Chestnut seems to be struggling to speak, and who could blame him? He just downed 69 hot dogs and buns after all. It looks as though Chestnut is glad that the ordeal is over and that he's rewritten the record books.
However, is it worth the apparent pain he is suffering? With many things in life, you never know unless you try. My guess is not many of us will ever attempt to throw back watered down hot dogs in front of thousands of people.
ESPN Stats & Info showcased the elite company that Chestnut entered when he won his seventh title. In his own way, Chestnut matched Richard Petty's seven trips to the victory lane in NASCAR's Daytona 500.
There is still work to be done to catch Tiger Woods' eight wins at the Arnold Palmer Invitational at Bay Hill and Martina Navratilova's nine championships at Wimbledon, but Chestnut seems to have the tools to get it done.

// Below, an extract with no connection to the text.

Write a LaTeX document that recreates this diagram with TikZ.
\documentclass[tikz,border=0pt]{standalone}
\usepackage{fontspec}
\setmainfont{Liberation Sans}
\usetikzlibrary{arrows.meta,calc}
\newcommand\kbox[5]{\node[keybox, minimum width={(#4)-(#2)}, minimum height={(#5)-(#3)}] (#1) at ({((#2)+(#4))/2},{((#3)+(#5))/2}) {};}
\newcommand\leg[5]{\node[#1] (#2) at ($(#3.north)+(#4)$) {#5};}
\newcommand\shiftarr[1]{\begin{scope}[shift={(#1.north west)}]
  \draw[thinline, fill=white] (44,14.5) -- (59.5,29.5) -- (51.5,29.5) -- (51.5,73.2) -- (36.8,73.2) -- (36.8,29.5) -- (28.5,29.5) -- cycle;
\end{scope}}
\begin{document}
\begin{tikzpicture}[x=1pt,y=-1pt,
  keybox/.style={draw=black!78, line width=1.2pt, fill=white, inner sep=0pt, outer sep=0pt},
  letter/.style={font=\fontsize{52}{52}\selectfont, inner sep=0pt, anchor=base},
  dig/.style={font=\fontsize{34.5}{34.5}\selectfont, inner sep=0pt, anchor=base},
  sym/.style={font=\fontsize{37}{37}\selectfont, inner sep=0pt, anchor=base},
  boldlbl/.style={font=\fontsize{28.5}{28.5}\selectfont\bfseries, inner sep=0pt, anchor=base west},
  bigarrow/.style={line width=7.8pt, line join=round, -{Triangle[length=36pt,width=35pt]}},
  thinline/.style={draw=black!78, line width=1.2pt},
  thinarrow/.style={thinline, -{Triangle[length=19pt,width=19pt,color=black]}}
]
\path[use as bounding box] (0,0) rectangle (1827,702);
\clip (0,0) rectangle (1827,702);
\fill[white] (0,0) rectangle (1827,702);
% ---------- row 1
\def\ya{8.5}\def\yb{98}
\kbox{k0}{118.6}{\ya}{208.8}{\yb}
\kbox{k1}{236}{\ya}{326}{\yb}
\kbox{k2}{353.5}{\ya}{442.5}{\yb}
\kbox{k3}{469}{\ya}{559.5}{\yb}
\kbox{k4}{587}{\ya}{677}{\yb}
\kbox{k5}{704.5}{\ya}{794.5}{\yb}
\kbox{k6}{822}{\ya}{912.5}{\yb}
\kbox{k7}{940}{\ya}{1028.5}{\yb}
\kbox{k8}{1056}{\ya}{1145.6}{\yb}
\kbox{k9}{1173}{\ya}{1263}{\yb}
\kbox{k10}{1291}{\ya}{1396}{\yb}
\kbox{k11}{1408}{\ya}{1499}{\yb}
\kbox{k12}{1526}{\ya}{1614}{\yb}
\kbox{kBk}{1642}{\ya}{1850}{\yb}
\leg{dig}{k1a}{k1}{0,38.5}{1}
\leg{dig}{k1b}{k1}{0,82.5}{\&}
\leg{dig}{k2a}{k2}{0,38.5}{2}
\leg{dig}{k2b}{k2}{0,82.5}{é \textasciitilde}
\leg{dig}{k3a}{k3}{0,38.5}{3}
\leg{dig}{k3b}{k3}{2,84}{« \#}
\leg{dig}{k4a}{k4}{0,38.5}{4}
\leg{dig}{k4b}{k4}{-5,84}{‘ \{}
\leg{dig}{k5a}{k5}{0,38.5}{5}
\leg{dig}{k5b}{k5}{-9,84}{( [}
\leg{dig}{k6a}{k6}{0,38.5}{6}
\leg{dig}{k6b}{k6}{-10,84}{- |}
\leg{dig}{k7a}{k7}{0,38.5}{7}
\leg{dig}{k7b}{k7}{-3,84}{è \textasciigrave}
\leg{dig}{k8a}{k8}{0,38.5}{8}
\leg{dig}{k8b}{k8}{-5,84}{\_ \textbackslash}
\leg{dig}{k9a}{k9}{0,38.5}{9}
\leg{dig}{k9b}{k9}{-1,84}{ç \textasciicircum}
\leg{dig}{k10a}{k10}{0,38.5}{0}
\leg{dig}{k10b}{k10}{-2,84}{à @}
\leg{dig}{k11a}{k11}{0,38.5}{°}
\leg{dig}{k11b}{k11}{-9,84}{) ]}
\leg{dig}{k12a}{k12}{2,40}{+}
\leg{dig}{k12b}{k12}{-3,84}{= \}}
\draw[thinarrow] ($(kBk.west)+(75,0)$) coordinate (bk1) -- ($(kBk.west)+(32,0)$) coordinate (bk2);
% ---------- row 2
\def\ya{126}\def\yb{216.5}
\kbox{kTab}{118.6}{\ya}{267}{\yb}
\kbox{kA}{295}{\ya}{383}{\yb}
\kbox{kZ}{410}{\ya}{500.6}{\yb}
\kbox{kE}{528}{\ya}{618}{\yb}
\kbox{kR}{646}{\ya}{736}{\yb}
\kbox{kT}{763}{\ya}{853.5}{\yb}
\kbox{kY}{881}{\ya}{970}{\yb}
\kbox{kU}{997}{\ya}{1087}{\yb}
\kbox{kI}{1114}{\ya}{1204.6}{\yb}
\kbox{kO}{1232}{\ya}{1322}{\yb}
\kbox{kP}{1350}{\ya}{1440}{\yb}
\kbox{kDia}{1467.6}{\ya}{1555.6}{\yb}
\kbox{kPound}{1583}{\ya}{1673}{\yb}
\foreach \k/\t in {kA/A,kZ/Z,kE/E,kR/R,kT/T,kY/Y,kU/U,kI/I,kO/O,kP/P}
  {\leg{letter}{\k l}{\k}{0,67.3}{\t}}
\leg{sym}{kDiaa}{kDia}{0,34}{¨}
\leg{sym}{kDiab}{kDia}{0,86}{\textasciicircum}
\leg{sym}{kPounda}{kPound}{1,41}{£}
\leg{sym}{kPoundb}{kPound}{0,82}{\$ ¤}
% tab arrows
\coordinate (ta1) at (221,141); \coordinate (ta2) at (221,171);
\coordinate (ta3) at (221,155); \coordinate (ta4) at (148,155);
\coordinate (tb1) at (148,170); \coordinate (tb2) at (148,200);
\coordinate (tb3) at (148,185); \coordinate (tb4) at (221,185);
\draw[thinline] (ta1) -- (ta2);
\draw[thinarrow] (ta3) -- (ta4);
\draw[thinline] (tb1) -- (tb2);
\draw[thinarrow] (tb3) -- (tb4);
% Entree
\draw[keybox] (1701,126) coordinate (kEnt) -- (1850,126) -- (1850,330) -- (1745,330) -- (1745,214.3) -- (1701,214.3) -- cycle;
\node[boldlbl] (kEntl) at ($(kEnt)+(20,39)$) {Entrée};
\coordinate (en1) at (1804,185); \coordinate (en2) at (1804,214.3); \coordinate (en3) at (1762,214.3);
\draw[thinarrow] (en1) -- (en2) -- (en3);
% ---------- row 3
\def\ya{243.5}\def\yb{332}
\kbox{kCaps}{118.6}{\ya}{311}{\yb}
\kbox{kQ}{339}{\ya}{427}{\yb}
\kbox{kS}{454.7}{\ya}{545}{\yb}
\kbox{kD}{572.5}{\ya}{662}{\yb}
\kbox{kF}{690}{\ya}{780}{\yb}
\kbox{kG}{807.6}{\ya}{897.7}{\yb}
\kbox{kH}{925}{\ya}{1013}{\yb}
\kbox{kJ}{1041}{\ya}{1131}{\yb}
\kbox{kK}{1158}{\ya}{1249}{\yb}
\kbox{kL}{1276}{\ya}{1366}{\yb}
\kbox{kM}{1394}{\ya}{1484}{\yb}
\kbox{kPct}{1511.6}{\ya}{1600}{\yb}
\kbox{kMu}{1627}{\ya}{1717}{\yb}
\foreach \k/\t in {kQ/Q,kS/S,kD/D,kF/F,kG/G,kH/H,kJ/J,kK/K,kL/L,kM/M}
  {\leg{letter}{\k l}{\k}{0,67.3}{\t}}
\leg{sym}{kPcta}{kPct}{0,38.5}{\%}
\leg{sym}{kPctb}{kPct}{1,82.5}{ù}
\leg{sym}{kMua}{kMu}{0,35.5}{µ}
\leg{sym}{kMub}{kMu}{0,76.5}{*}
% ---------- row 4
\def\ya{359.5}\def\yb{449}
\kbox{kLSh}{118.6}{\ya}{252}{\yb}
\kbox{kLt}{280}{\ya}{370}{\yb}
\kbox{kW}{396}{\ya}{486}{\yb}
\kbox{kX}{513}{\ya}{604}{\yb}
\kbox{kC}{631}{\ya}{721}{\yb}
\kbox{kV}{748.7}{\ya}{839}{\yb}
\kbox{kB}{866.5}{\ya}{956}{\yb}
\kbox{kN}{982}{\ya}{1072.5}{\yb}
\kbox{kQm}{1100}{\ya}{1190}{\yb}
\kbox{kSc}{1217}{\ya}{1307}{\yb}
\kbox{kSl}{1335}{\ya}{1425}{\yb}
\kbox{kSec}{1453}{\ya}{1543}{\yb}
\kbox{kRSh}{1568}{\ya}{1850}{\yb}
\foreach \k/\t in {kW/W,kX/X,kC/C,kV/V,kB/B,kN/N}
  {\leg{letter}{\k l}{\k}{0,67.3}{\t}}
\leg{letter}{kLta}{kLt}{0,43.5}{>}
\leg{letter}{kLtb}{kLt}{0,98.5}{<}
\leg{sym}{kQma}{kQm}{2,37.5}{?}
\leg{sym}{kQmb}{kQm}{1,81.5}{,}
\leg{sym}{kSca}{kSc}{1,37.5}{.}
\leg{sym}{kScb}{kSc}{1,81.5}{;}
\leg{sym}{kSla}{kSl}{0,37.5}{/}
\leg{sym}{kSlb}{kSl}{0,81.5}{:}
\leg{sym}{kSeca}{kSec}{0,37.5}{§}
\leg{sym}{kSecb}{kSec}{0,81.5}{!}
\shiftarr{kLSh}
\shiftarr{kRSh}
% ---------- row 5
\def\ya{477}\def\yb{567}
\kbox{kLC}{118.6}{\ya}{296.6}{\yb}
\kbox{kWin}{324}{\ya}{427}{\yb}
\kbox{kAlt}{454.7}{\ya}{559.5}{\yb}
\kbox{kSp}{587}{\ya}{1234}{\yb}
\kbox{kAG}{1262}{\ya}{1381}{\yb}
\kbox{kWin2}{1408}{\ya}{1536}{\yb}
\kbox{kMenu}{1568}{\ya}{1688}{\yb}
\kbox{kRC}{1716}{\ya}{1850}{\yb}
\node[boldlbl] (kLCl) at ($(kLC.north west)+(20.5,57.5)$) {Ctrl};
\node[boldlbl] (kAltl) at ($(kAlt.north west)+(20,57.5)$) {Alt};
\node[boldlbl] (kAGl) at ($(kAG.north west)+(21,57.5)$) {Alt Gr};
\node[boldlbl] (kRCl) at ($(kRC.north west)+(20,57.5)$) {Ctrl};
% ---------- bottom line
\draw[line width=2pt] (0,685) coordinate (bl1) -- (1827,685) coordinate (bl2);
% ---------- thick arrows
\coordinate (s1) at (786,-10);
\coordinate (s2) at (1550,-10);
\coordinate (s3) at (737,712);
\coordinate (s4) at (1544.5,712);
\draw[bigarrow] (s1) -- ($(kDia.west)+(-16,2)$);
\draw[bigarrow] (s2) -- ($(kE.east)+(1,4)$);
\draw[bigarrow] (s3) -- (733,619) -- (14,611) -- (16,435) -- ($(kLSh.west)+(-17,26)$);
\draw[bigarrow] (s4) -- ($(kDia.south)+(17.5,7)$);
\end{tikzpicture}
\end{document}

Considering how much of a landslide Chestnut won by in Coney Island, it wouldn't be surprising to see him reach double digits someday—barring another steel-jawed sensation coming along.
Richard Shea served as the color commentator as Chestnut polished off his 69th dog when the 10-minute time lapsed completely.
In the aftermath of the extraordinary achievement, the fans weren't packing up and leaving, instead opting to bear witness to competitive eating history.
The event has been going on since 1916 and is steeped in tradition in Coney Island, so it's not surprising that the contest's greatest champion of all-time wasn't immediately abandoned after title No. 7 in a row.
What this image does is dismiss any notion that very few people care about competitive eating. Celebrating Independence Day by watching an unprecedented overindulgence of food had to be unique for everyone involved. For Chestnut, it was just another day at the office—er, the table.